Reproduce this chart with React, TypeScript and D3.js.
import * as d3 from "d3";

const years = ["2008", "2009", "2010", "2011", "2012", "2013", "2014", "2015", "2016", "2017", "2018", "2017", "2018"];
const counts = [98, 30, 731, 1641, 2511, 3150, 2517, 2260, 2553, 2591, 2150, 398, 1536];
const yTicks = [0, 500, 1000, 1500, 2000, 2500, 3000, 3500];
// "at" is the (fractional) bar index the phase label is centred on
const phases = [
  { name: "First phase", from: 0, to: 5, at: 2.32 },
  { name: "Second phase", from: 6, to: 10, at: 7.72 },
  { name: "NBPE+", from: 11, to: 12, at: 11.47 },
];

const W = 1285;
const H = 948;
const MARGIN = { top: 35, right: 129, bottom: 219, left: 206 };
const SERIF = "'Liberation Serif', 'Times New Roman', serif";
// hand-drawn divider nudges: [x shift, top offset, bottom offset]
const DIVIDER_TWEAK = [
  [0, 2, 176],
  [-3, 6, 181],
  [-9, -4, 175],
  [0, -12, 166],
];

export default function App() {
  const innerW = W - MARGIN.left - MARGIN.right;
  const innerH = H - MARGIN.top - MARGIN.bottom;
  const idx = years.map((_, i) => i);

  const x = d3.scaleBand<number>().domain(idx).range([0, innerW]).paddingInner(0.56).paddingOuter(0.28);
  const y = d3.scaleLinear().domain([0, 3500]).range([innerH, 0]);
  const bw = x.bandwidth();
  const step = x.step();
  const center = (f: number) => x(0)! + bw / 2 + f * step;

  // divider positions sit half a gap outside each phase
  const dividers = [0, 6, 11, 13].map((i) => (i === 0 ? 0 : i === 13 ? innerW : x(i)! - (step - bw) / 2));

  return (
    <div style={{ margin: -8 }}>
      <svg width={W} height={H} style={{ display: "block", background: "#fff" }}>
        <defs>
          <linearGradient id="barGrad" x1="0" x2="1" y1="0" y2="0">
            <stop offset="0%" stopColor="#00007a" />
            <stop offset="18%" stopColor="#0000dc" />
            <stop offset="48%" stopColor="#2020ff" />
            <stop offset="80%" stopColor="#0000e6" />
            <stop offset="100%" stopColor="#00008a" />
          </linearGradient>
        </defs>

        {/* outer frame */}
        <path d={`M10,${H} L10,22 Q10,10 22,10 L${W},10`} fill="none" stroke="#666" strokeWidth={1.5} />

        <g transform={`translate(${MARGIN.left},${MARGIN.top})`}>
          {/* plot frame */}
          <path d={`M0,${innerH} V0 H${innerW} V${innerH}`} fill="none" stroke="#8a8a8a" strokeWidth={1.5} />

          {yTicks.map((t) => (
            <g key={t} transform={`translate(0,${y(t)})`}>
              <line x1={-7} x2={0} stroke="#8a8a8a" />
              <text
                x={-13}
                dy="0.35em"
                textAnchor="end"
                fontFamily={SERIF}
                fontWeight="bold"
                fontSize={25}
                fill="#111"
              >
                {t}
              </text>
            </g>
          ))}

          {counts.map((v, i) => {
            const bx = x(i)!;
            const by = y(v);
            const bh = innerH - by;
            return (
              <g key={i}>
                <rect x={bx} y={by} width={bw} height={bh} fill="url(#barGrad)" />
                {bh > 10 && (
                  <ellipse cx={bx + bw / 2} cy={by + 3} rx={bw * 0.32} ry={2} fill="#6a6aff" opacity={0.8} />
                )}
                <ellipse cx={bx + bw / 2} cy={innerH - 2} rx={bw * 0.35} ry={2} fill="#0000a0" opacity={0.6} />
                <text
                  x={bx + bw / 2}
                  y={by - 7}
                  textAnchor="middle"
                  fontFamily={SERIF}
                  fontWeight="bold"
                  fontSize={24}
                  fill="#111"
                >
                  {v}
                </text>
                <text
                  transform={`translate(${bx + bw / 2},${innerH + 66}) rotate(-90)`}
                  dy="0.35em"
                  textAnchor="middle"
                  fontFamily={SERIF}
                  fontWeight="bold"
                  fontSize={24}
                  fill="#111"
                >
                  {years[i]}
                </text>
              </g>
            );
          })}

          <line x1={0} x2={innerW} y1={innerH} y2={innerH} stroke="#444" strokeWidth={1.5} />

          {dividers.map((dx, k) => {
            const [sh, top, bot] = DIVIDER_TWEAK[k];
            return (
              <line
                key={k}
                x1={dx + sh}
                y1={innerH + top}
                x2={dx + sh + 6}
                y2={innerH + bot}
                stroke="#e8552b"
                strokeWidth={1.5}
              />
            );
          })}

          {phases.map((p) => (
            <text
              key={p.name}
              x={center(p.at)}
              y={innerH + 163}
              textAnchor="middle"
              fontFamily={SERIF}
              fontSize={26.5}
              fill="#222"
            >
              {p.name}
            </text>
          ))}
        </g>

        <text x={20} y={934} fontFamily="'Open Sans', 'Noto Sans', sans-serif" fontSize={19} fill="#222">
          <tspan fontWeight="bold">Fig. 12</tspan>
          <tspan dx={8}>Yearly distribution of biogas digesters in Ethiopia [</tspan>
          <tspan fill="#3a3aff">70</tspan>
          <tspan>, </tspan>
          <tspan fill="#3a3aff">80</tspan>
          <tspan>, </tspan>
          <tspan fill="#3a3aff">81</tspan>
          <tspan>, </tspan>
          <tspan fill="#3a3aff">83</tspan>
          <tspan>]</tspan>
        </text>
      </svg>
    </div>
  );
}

==================================================

Task instructions
Extract each line of the material exactly as it stands.

Response
Reproduce this chart with React, TypeScript and D3.js.
import * as d3 from "d3";

const years = ["2008", "2009", "2010", "2011", "2012", "2013", "2014", "2015", "2016", "2017", "2018", "2017", "2018"];
const counts = [98, 30, 731, 1641, 2511, 3150, 2517, 2260, 2553, 2591, 2150, 398, 1536];
const yTicks = [0, 500, 1000, 1500, 2000, 2500, 3000, 3500];
// "at" is the (fractional) bar index the phase label is centred on
const phases = [
  { name: "First phase", from: 0, to: 5, at: 2.32 },
  { name: "Second phase", from: 6, to: 10, at: 7.72 },
  { name: "NBPE+", from: 11, to: 12, at: 11.47 },
];

const W = 1285;
const H = 948;
const MARGIN = { top: 35, right: 129, bottom: 219, left: 206 };
const SERIF = "'Liberation Serif', 'Times New Roman', serif";
// hand-drawn divider nudges: [x shift, top offset, bottom offset]
const DIVIDER_TWEAK = [
  [0, 2, 176],
  [-3, 6, 181],
  [-9, -4, 175],
  [0, -12, 166],
];

export default function App() {
  const innerW = W - MARGIN.left - MARGIN.right;
  const innerH = H - MARGIN.top - MARGIN.bottom;
  const idx = years.map((_, i) => i);

  const x = d3.scaleBand<number>().domain(idx).range([0, innerW]).paddingInner(0.56).paddingOuter(0.28);
  const y = d3.scaleLinear().domain([0, 3500]).range([innerH, 0]);
  const bw = x.bandwidth();
  const step = x.step();
  const center = (f: number) => x(0)! + bw / 2 + f * step;

  // divider positions sit half a gap outside each phase
  const dividers = [0, 6, 11, 13].map((i) => (i === 0 ? 0 : i === 13 ? innerW : x(i)! - (step - bw) / 2));

  return (
    <div style={{ margin: -8 }}>
      <svg width={W} height={H} style={{ display: "block", background: "#fff" }}>
        <defs>
          <linearGradient id="barGrad" x1="0" x2="1" y1="0" y2="0">
            <stop offset="0%" stopColor="#00007a" />
            <stop offset="18%" stopColor="#0000dc" />
            <stop offset="48%" stopColor="#2020ff" />
            <stop offset="80%" stopColor="#0000e6" />
            <stop offset="100%" stopColor="#00008a" />
          </linearGradient>
        </defs>

        {/* outer frame */}
        <path d={`M10,${H} L10,22 Q10,10 22,10 L${W},10`} fill="none" stroke="#666" strokeWidth={1.5} />

        <g transform={`translate(${MARGIN.left},${MARGIN.top})`}>
          {/* plot frame */}
          <path d={`M0,${innerH} V0 H${innerW} V${innerH}`} fill="none" stroke="#8a8a8a" strokeWidth={1.5} />

          {yTicks.map((t) => (
            <g key={t} transform={`translate(0,${y(t)})`}>
              <line x1={-7} x2={0} stroke="#8a8a8a" />
              <text
                x={-13}
                dy="0.35em"
                textAnchor="end"
                fontFamily={SERIF}
                fontWeight="bold"
                fontSize={25}
                fill="#111"
              >
                {t}
              </text>
            </g>
          ))}

          {counts.map((v, i) => {
            const bx = x(i)!;
            const by = y(v);
            const bh = innerH - by;
            return (
              <g key={i}>
                <rect x={bx} y={by} width={bw} height={bh} fill="url(#barGrad)" />
                {bh > 10 && (
                  <ellipse cx={bx + bw / 2} cy={by + 3} rx={bw * 0.32} ry={2} fill="#6a6aff" opacity={0.8} />
                )}
                <ellipse cx={bx + bw / 2} cy={innerH - 2} rx={bw * 0.35} ry={2} fill="#0000a0" opacity={0.6} />
                <text
                  x={bx + bw / 2}
                  y={by - 7}
                  textAnchor="middle"
                  fontFamily={SERIF}
                  fontWeight="bold"
                  fontSize={24}
                  fill="#111"
                >
                  {v}
                </text>
                <text
                  transform={`translate(${bx + bw / 2},${innerH + 66}) rotate(-90)`}
                  dy="0.35em"
                  textAnchor="middle"
                  fontFamily={SERIF}
                  fontWeight="bold"
                  fontSize={24}
                  fill="#111"
                >
                  {years[i]}
                </text>
              </g>
            );
          })}

          <line x1={0} x2={innerW} y1={innerH} y2={innerH} stroke="#444" strokeWidth={1.5} />

          {dividers.map((dx, k) => {
            const [sh, top, bot] = DIVIDER_TWEAK[k];
            return (
              <line
                key={k}
                x1={dx + sh}
                y1={innerH + top}
                x2={dx + sh + 6}
                y2={innerH + bot}
                stroke="#e8552b"
                strokeWidth={1.5}
              />
            );
          })}

          {phases.map((p) => (
            <text
              key={p.name}
              x={center(p.at)}
              y={innerH + 163}
              textAnchor="middle"
              fontFamily={SERIF}
              fontSize={26.5}
              fill="#222"
            >
              {p.name}
            </text>
          ))}
        </g>

        <text x={20} y={934} fontFamily="'Open Sans', 'Noto Sans', sans-serif" fontSize={19} fill="#222">
          <tspan fontWeight="bold">Fig. 12</tspan>
          <tspan dx={8}>Yearly distribution of biogas digesters in Ethiopia [</tspan>
          <tspan fill="#3a3aff">70</tspan>
          <tspan>, </tspan>
          <tspan fill="#3a3aff">80</tspan>
          <tspan>, </tspan>
          <tspan fill="#3a3aff">81</tspan>
          <tspan>, </tspan>
          <tspan fill="#3a3aff">83</tspan>
          <tspan>]</tspan>
        </text>
      </svg>
    </div>
  );
}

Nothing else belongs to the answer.